» Goal
Pick out the lines below that contain the string "script" and copy them all.
══ Provided information
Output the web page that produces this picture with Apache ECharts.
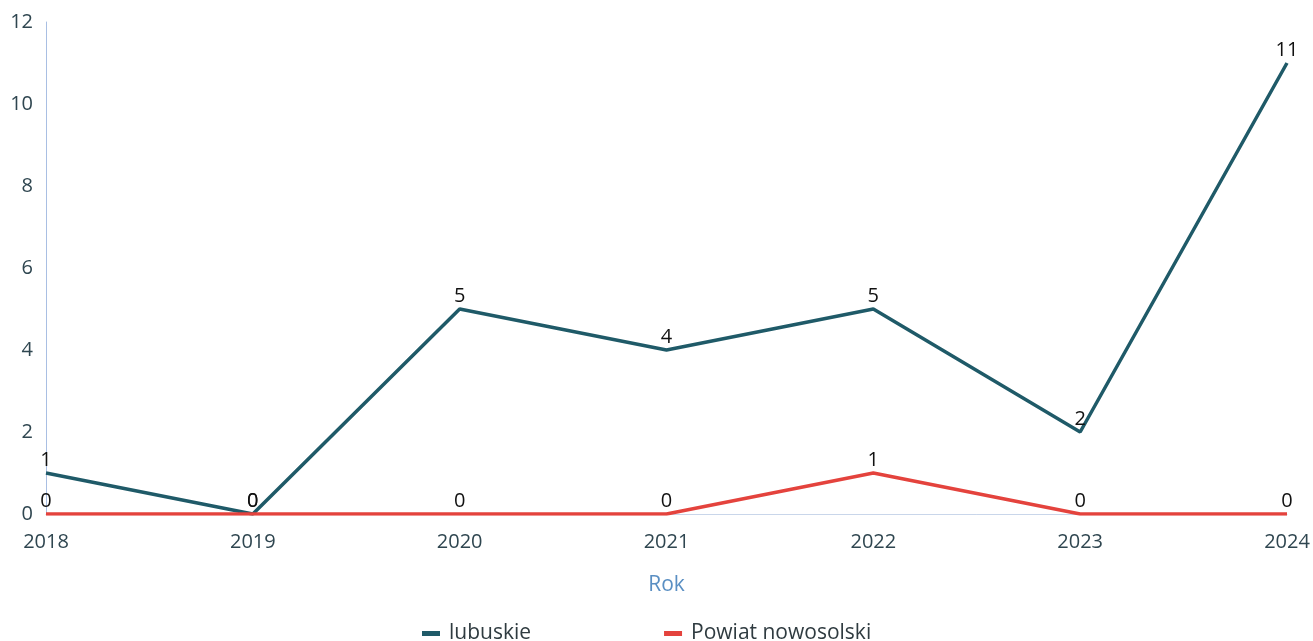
<!DOCTYPE html>
<html><head><meta charset="utf-8">
<script src="https://cdn.jsdelivr.net/npm/echarts@6/dist/echarts.min.js"></script>
<style>html,body{margin:0;padding:0;background:#fff}#c{width:1313px;height:641px}</style>
</head><body><div id="c"></div>
<script>
const years = ['2018','2019','2020','2021','2022','2023','2024'];
const lubuskie = [1,0,5,4,5,2,11];
const powiat = [0,0,0,0,1,0,0];
const seriesNames = ['lubuskie','Powiat nowosolski'];
const chart = echarts.init(document.getElementById('c'));
const font = '"Open Sans", "Noto Sans", sans-serif';
chart.setOption({
  animation:false,
  textStyle:{fontFamily:font},
  grid:{left:46,right:26,top:22,bottom:127,containLabel:false},
  legend:{bottom:-8,left:417,itemGap:133,itemWidth:18,itemHeight:5,icon:'rect',
    textStyle:{fontSize:21,color:'#2f3b40',fontFamily:font,padding:[0,0,0,4]},data:seriesNames},
  xAxis:{type:'category',data:years,boundaryGap:false,name:'Rok',nameLocation:'middle',nameGap:61,
    nameTextStyle:{color:'#5a8fc3',fontSize:21,fontFamily:font},
    axisLine:{lineStyle:{color:'#c9d6ea',width:1}},axisTick:{show:false},
    axisLabel:{color:'#2f4650',fontSize:20,margin:18,fontFamily:font}},
  yAxis:{type:'value',min:0,max:12,interval:2,
    axisLine:{show:true,lineStyle:{color:'#a9bfe3',width:1}},axisTick:{show:false},splitLine:{show:false},
    axisLabel:{color:'#2f4650',fontSize:20,margin:13,fontFamily:font}},
  series:[
    {name:seriesNames[0],type:'line',data:lubuskie,symbol:'circle',symbolSize:0.01,showSymbol:true,
      lineStyle:{width:3.5,color:'#1f5a68'},itemStyle:{color:'#1f5a68'},
      label:{show:true,position:'top',distance:3,color:'#111',fontSize:20,fontFamily:font}},
    {name:seriesNames[1],type:'line',data:powiat,symbol:'circle',symbolSize:0.01,showSymbol:true,
      lineStyle:{width:3.5,color:'#e4433d'},itemStyle:{color:'#e4433d'},
      label:{show:true,position:'top',distance:3,color:'#111',fontSize:20,fontFamily:font}}
  ]
});
</script></body></html>
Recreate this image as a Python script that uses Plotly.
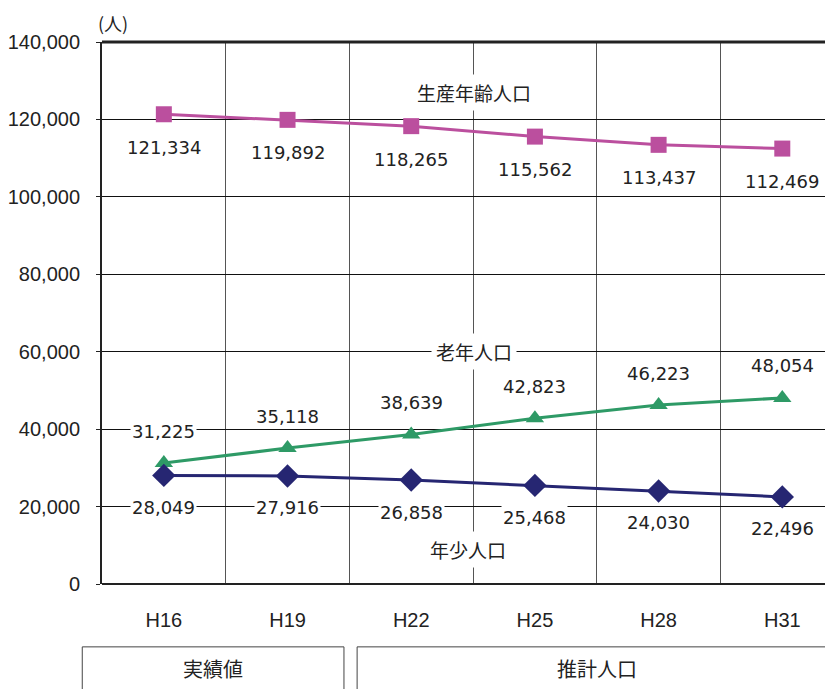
import plotly.graph_objects as go

categories = ["H16", "H19", "H22", "H25", "H28", "H31"]
working_age = [121334, 119892, 118265, 115562, 113437, 112469]
elderly = [31225, 35118, 38639, 42823, 46223, 48054]
young = [28049, 27916, 26858, 25468, 24030, 22496]
y_ticks = [0, 20000, 40000, 60000, 80000, 100000, 120000, 140000]

C_WORK = "#BB4F9E"
C_OLD = "#2E9A66"
C_YOUNG = "#262672"
TXT = "#222222"
FONT = "Liberation Sans Narrow, Liberation Sans, Arial, sans-serif"
JFONT = "Noto Sans CJK JP, sans-serif"

fig = go.Figure()
fig.add_trace(go.Scatter(x=categories, y=working_age, mode="lines+markers",
                         line=dict(color=C_WORK, width=3),
                         marker=dict(symbol="square", size=16, color=C_WORK)))
fig.add_trace(go.Scatter(x=categories, y=elderly, mode="lines+markers",
                         line=dict(color=C_OLD, width=3),
                         marker=dict(symbol="triangle-up", size=16, color=C_OLD)))
fig.add_trace(go.Scatter(x=categories, y=young, mode="lines+markers",
                         line=dict(color=C_YOUNG, width=3),
                         marker=dict(symbol="diamond", size=18, color=C_YOUNG)))

ann = []
def lab(x, y, shift):
    ann.append(dict(x=x, y=y, xref="x", yref="y", text=f"{y:,}", showarrow=False,
                    yshift=shift, bgcolor="white", borderpad=1,
                    font=dict(family="DejaVu Sans, sans-serif", size=18, color=TXT)))

for c, v in zip(categories, working_age):
    lab(c, v, -33)
for c, v in zip(categories, elderly):
    lab(c, v, 32)
for c, v in zip(categories, young):
    lab(c, v, -32)

# series names
for text, c, v, dx in [("生産年齢人口", "H22", 127000, 63),
                       ("老年人口", "H22", 60000, 63),
                       ("年少人口", "H22", 8800, 57)]:
    ann.append(dict(x=c, y=v, xref="x", yref="y", text=text, showarrow=False,
                    xshift=dx, bgcolor="white", borderpad=4,
                    font=dict(family=JFONT, size=19, color=TXT)))

# unit label
ann.append(dict(x=-0.008, y=1.0, xref="paper", yref="paper", text="(人)",
                showarrow=False, xanchor="left", yanchor="bottom", yshift=4,
                font=dict(family=JFONT, size=18, color=TXT)))
# group labels under the axis
ann.append(dict(x=0.152, y=-0.155, xref="paper", yref="paper", text="実績値",
                xanchor="center", yanchor="middle",
                showarrow=False, font=dict(family=JFONT, size=20, color=TXT)))
ann.append(dict(x=0.677, y=-0.155, xref="paper", yref="paper", text="推計人口",
                xanchor="center", yanchor="middle",
                showarrow=False, font=dict(family=JFONT, size=20, color=TXT)))
fig.update_layout(annotations=ann)

fig.add_shape(type="rect", xref="paper", yref="paper", x0=-0.027, x1=0.331,
              y0=-0.25, y1=-0.116, line=dict(color="#444", width=1))
fig.add_shape(type="rect", xref="paper", yref="paper", x0=0.349, x1=1.05,
              y0=-0.25, y1=-0.116, line=dict(color="#444", width=1))
fig.add_shape(type="line", xref="paper", yref="paper", x0=0, x1=1, y0=1, y1=1,
              line=dict(color="#222222", width=3))

# page body has an 8px margin, so the figure is 8px smaller on each axis
fig.update_layout(
    width=825, height=681,
    margin=dict(l=94, r=0, t=34, b=105, autoexpand=False),
    paper_bgcolor="white", plot_bgcolor="white",
    showlegend=False,
    xaxis=dict(type="category", range=[-0.5, 5.41], tickson="boundaries",
               showgrid=True, gridcolor="#555555", gridwidth=1,
               ticks="", ticklen=0, showline=False, zeroline=False,
               tickfont=dict(family=FONT, size=20, color=TXT),
               ticklabelstandoff=22),
    yaxis=dict(range=[0, 140000], tickvals=y_ticks, tickformat=",",
               showgrid=True, gridcolor="#111111", gridwidth=1,
               showline=True, linecolor="#222222", linewidth=2,
               ticks="outside", ticklen=4, tickcolor="#222222",
               ticklabelstandoff=12,
               zeroline=True, zerolinecolor="#222222", zerolinewidth=2,
               tickfont=dict(family=FONT, size=20, color=TXT)),
)

fig.write_html("out.html")
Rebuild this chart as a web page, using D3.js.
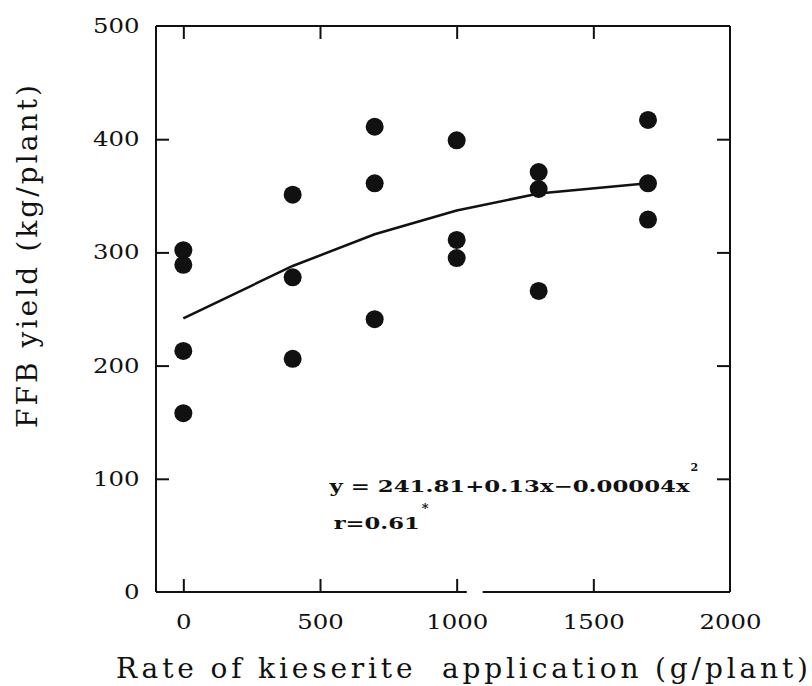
<!DOCTYPE html>
<html>
<head>
<meta charset="utf-8">
<script src="https://cdn.jsdelivr.net/npm/d3@7/dist/d3.min.js"></script>
<style>
  html, body { margin: 0; padding: 0; background: #fff; }
  svg { display: block; }
  text { font-family: "DejaVu Serif", "Liberation Serif", serif; fill: #111; }
</style>
</head>
<body>
<svg id="chart" width="812" height="686"></svg>
<script>
// Kieserite rate (g/plant) and FFB yield (kg/plant) for each plot
const rate = [0, 0, 0, 0, 400, 400, 400, 700, 700, 700, 1000, 1000, 1000, 1300, 1300, 1300, 1700, 1700, 1700];
const ffbYield = [302, 289, 213, 158, 351, 278, 206, 411, 361, 241, 399, 311, 295, 371, 356, 266, 417, 361, 329];

// Fitted quadratic response evaluated at each application rate
const fitRate = [0, 400, 700, 1000, 1300, 1700];
const fitYield = [241.8, 288, 316, 337, 352, 361];

// Axis ticks
const xTicks = [0, 500, 1000, 1500, 2000];
const yTicks = [0, 100, 200, 300, 400, 500];

// Annotation text
const equationText = "y = 241.81+0.13x\u22120.00004x";
const rText = "r=0.61";

// Short break in the bottom axis line (in g/plant)
const axisBreak = [1037, 1095];

const svg = d3.select("#chart");
const margin = { left: 156, top: 26, right: 82, bottom: 94 };
const W = 812 - margin.left - margin.right;
const H = 686 - margin.top - margin.bottom;

const g = svg.append("g").attr("transform", `translate(${margin.left},${margin.top})`);

const x = d3.scaleLinear().domain([-100, 2000]).range([0, W]);
const y = d3.scaleLinear().domain([0, 500]).range([H, 0]);

const TICK = 13;
const axisColor = "#111";
const DIGIT_CELL = 15.5; // typewriter-style width per numeral

// Stretch text to a typewriter pitch
function pitch(sel, len, mode) {
  sel.attr("textLength", len).attr("lengthAdjust", mode || "spacing");
}

// Bottom axis: inward ticks with labels below
const xAxis = g.append("g")
  .attr("transform", `translate(0,${H})`)
  .call(d3.axisBottom(x).tickValues(xTicks).tickSizeInner(-TICK).tickSizeOuter(0).tickFormat(d3.format("d")));
xAxis.select(".domain").remove();
xAxis.selectAll(".tick line").attr("stroke", axisColor).attr("stroke-width", 2)
  .filter(d => d === 2000).remove();
xAxis.selectAll(".tick text")
  .attr("y", 36.5).attr("dy", 0)
  .style("font-size", "20.5px")
  .attr("textLength", d => String(d).length * DIGIT_CELL)
  .attr("lengthAdjust", "spacingAndGlyphs");

// Left axis: inward ticks with labels to the left
const yAxis = g.append("g")
  .call(d3.axisLeft(y).tickValues(yTicks).tickSizeInner(-TICK).tickSizeOuter(0).tickPadding(16.5).tickFormat(d3.format("d")));
yAxis.select(".domain").remove();
yAxis.selectAll(".tick line").attr("stroke", axisColor).attr("stroke-width", 2)
  .filter(d => d === 0 || d === 500).remove();
yAxis.selectAll(".tick text")
  .style("font-size", "20.5px")
  .attr("textLength", d => String(d).length * DIGIT_CELL)
  .attr("lengthAdjust", "spacingAndGlyphs");

// Top and right axes: ticks only
const topAxis = g.append("g")
  .call(d3.axisTop(x).tickValues([0, 500, 1000, 1500]).tickSizeInner(-TICK).tickSizeOuter(0).tickFormat(""));
topAxis.select(".domain").remove();
topAxis.selectAll(".tick line").attr("stroke", axisColor).attr("stroke-width", 2);

const rightAxis = g.append("g")
  .attr("transform", `translate(${W},0)`)
  .call(d3.axisRight(y).tickValues([100, 200, 300, 400]).tickSizeInner(-TICK).tickSizeOuter(0).tickFormat(""));
rightAxis.select(".domain").remove();
rightAxis.selectAll(".tick line").attr("stroke", axisColor).attr("stroke-width", 2);

// Frame
const frame = g.append("g").attr("stroke", axisColor).attr("stroke-width", 2).attr("fill", "none");
frame.append("line").attr("x1", 0).attr("x2", W).attr("y1", 0).attr("y2", 0);
frame.append("line").attr("x1", 0).attr("x2", 0).attr("y1", 0).attr("y2", H);
frame.append("line").attr("x1", W).attr("x2", W).attr("y1", 0).attr("y2", H);
frame.append("line").attr("x1", 0).attr("x2", x(axisBreak[0])).attr("y1", H).attr("y2", H);
frame.append("line").attr("x1", x(axisBreak[1])).attr("x2", W).attr("y1", H).attr("y2", H);

// Fitted response line
const line = d3.line().x(d => x(d[0])).y(d => y(d[1]));
g.append("path")
  .datum(d3.zip(fitRate, fitYield))
  .attr("d", line)
  .attr("fill", "none")
  .attr("stroke", "#111")
  .attr("stroke-width", 2.5);

// Observations
g.append("g").selectAll("circle")
  .data(d3.zip(rate, ffbYield))
  .join("circle")
  .attr("cx", d => x(d[0]))
  .attr("cy", d => y(d[1]))
  .attr("r", 9)
  .attr("fill", "#111");

// Regression equation and correlation
const ann = g.append("g").style("font-weight", "bold").style("font-size", "17px");
const eqX = x(535), eqLen = 360;
ann.append("text")
  .attr("x", eqX).attr("y", y(88))
  .style("white-space", "pre")
  .call(pitch, eqLen, "spacingAndGlyphs")
  .text(equationText);
ann.append("text")
  .attr("x", eqX + eqLen + 1).attr("y", y(106.5))
  .style("font-size", "11px")
  .text("2");
const rX = x(550), rLen = 86;
ann.append("text")
  .attr("x", rX).attr("y", y(56))
  .call(pitch, rLen, "spacingAndGlyphs")
  .text(rText);
ann.append("text")
  .attr("x", rX + rLen + 2).attr("y", y(70))
  .style("font-size", "13px")
  .text("*");

// Axis titles
svg.append("text")
  .attr("x", 116).attr("y", 678)
  .style("font-size", "28px")
  .style("white-space", "pre")
  .call(pitch, 692)
  .text("Rate of kieserite  application (g/plant)");

svg.append("text")
  .attr("transform", "translate(37,428) rotate(-90)")
  .style("font-size", "28px")
  .call(pitch, 343)
  .text("FFB yield (kg/plant)");
</script>
</body>
</html>
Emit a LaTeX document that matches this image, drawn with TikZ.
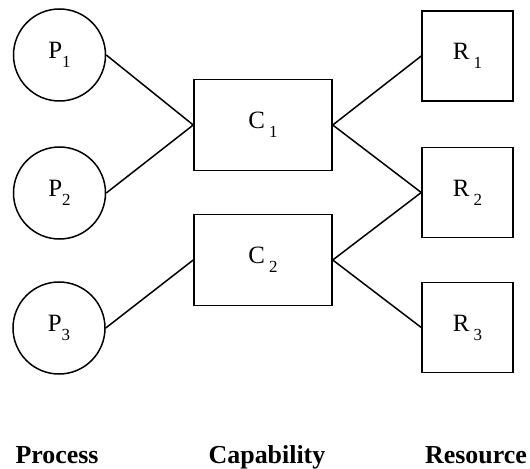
\documentclass[tikz,border=0pt]{standalone}
\usepackage{fontspec}
\setmainfont{Liberation Serif}
\usetikzlibrary{positioning}
\newcommand{\idx}[1]{\raisebox{-9bp}{\fontsize{17}{17}\selectfont #1}}

\begin{document}
\begin{tikzpicture}[x=1bp, y=-1bp, line width=1.5bp,
    proc/.style={draw, circle, minimum size=92bp, inner sep=0pt, font=\fontsize{25}{27}\selectfont},
    capbox/.style={draw, rectangle, minimum width=138bp, minimum height=91bp, inner sep=0pt, font=\fontsize{25}{27}\selectfont},
    resbox/.style={draw, rectangle, minimum width=91bp, minimum height=90bp, inner sep=0pt, font=\fontsize{25}{27}\selectfont},
    heading/.style={anchor=base, font=\bfseries\fontsize{26}{28}\selectfont}]
    \useasboundingbox (0,0) rectangle (530,469);

    % Processes
    \node[proc] (P1) at (59.5, 55) {P\idx{1}};
    \node[proc] (P2) at (59.5, 193) {P\idx{2}};
    \node[proc] (P3) at (59, 328) {P\idx{3}};

    % Capabilities
    \node[capbox] (C1) at (263, 125) {C\,\idx{1}};
    \node[capbox] (C2) at (263, 260) {C\,\idx{2}};

    % Resources
    \node[resbox] (R1) at (467.5, 56) {R\,\idx{1}};
    \node[resbox] (R2) at (467.5, 192.5) {R\,\idx{2}};
    \node[resbox] (R3) at (467.5, 327.5) {R\,\idx{3}};

    % Links
    \draw (P1.east) -- (C1.west);
    \draw (P2.east) -- (C1.west);
    \draw (P3.east) -- (C2.west);
    \draw (C1.east) -- (R1.west);
    \draw (C1.east) -- (R2.west);
    \draw (C2.east) -- (R2.west);
    \draw (C2.east) -- (R3.west);

    % Column headings
    \node[heading] (hp) at (57, 463) {Process};
    \node[heading] (hc) at (267, 463) {Capability};
    \node[heading] (hr) at (476, 463) {Resource};
\end{tikzpicture}
\end{document}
════
» Result below
<script src="https://cdn.jsdelivr.net/npm/echarts@6/dist/echarts.min.js"></script>
<script>
</script></body></html>
Recreate this image as a Python script that uses Plotly.
<script src="https://cdn.jsdelivr.net/npm/d3@7/dist/d3.min.js"></script>
<script>
</script>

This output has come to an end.